The argument is so silly, even Weisbrot seems to realize it, admitting that these marginal fields are still profitable, but arguing that “it is questionable if it is worth it for PDVSA to produce such high-cost oil, since it presumably counts as part of the country’s OPEC quota and displaces other oil that could be produced at much lower cost.” But this rejoinder only makes sense if a-you think staying within OPEC makes any sense (which I don’t) and b-you have some kind of spare capacity in low-cost, high-margin fields which you could substitute for the marginal field production, which Venezuela doesn’t. And why doesn’t it? Due to under-investment and dropping capacity figures in the Chávez era, as a result of Chávez’s policy from squeezing every last dollar from PDVSA until the company could not afford to even maintain production capacity at previous levels.
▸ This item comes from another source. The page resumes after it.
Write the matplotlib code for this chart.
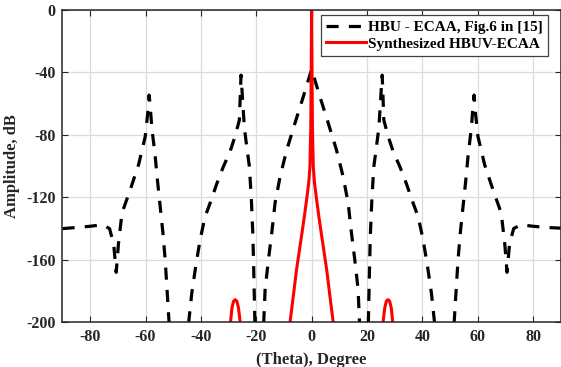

Weisbrot and Baribeau then complain about the rise in overall production costs – saying from 1997 to 2001 the cost of producing a barrel of oil or equivalent increased by 35.6%, from $2.33 to $3.16. This is the one part of his argument that is not total bunk: PDVSA’s costs have indeed been rising way too fast, and part of this is due to PDVSA mismanagement, particularly to the company’s bloated payroll.
However, even when they get it right, they get it wrong – this time by omitting key parts of the reason for this cost-increase. They casually paper over “details” like the fact that the Chávez administration’s mismanagement of collective bargaining negotiations with oil sector workers in 2001 is a major contributor to PDVSA’s rising cost structure over the past few years, as a Fedepetrol strike backed the government into having to offer a much higher than usual pay rise and setting the industry minimum wage at over three times the legal minimum wage (but that’s Chávez’s fault, not PDVSA management’s, so shhhhh!)
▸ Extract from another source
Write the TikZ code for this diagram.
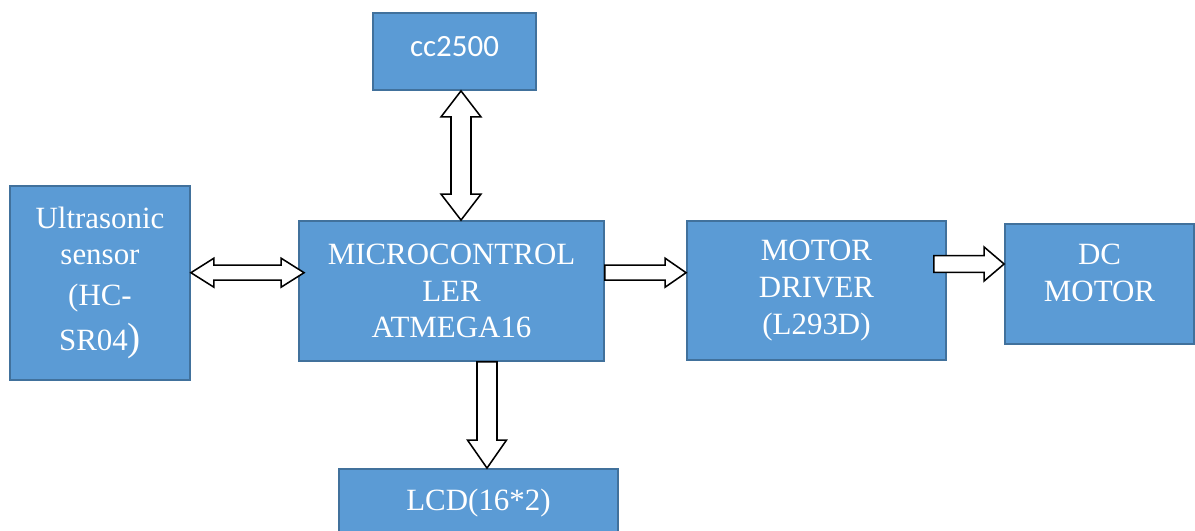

They also fail to mention the way the government’s broader macroeconomic mismanagement made the bolívar more and more overvalued from 1997 to 2001, making the cost of everything you did in Venezuela increased alarmingly…in dollar terms! (Note to the macroeconomically challenged: that’s what it means for a currency to be overvalued.)
(It’s also fun to note that if you go back to the much vaunted PEMEX – which elsewhere in the paper the authors treat as the model of a highly profitable state oil company – their 2001 per-barrel production costs were $3.34 – 18 cents more than PDVSA’s.)
I could keep going, picking apart other, similarly warped aspects of this dreadful paper, but why bother? It’s very hard for me to believe that anyone as bright as Mark Weisbrot who sets out to analyze PDVSA’s performance in good faith, freed from the drive to blacken the company’s reputation for ideological reasons, could have gotten it so, so wrong. Weisbrot and Baribeau are the very worst sorts of pseudo-intellectuals – using the stylistic conventions of academia to produce political propaganda that has the look-and-feel of a serious, respectable policy-paper.
So if you find the tone of this critique somewhat over the top, all I can say is that people like Weisbrot and Baribeau, who refuse to play by even the most stripped down rules of honest academic discourse, forfeit their claim to civility from those who criticize them. They treat reality with disrespect, and deserve nothing but disrespect in return. They are propaganda-mongers masquerading as analysts, and they have become accomplices in the unbelievably misguided drive to dismantle the one institution in the Venezuelan state that, for all its undeniable faults, used to work more or less properly.